Microsoft Health Solutions Group explained why Arab Health is so important for the region. “Anyone who is anyone in the world of healthcare will be there and anyone, in our opinion, not at this event is not serious about business in the Middle East,” a Microsoft spokesperson said.

Similarly Middle East Electricity, which took place last week, remains the region’s most important event for the sector with 35,000 square metres of space. The 2010 event was sold out with the world’s leading energy powerhouses attending the show.

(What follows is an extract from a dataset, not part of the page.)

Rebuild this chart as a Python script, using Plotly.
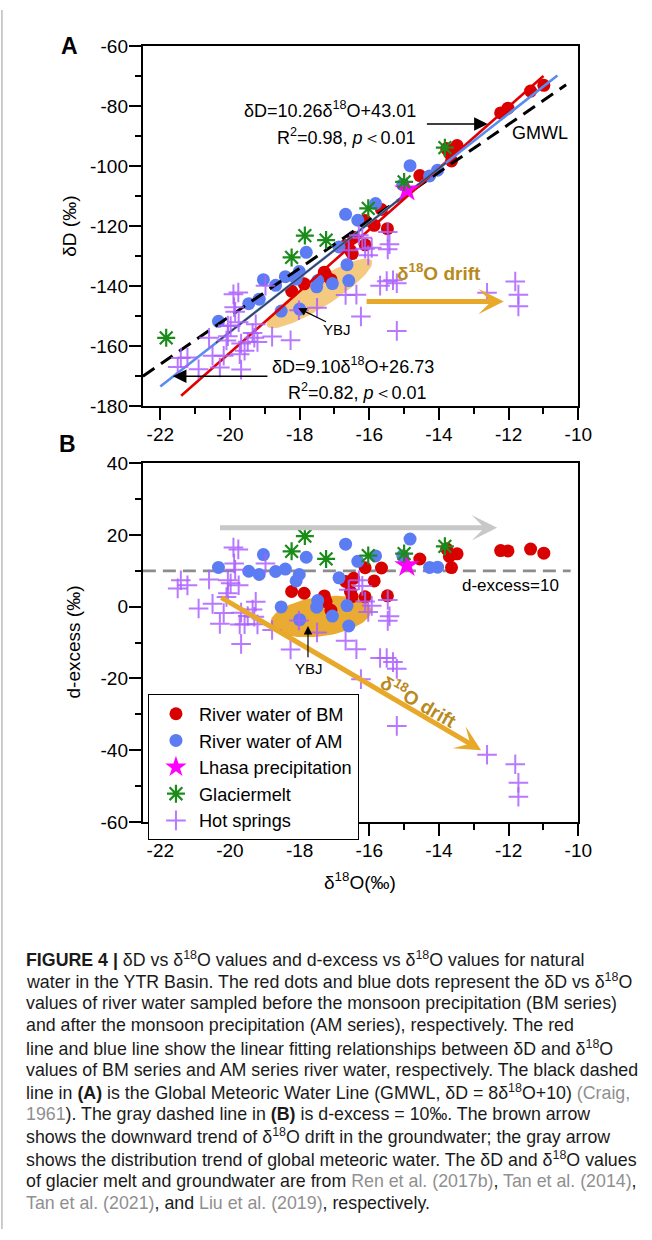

The largest group of German companies ever at an energy event outside Germany was among those taking part among the 18 national pavilions at the show.

“Middle East Electricity is the hub for the electro-technical industry in the UAE and the leading event for this sector in the whole region,” said a spokesperson for the German Electrical and Electronic Manufacturers Association.

The Middle East’s construction and real estate market may have declined from the heady days of 2008 – particularly for Dubai - but even this sector is expected to continue growing for most of the region, according to Rohan Marwaha, Managing Director of Cityscape, a division of IIR Middle East.

“Certainly, as predicted, we saw a decline in Cityscape Dubai last year which was around 30% smaller than 2008. This was however to be expected given the fall in real estate globally, not just Dubai, and looking at established international real estate events in Europe and the US, they have experienced similar and in some cases larger declines. However outside of Dubai, our other Cityscape events continue to grow, for example in Abu Dhabi and Saudi Arabia”.

As a business Hassett said that in spite of last year’s downturn, IIR Middle East’s exhibitions hit their forecasts for 2009, due to high client satisfaction rates from previous years. “We also began to see overall growth returning at the end of the year and we remain upbeat about growth in 2010,” he said.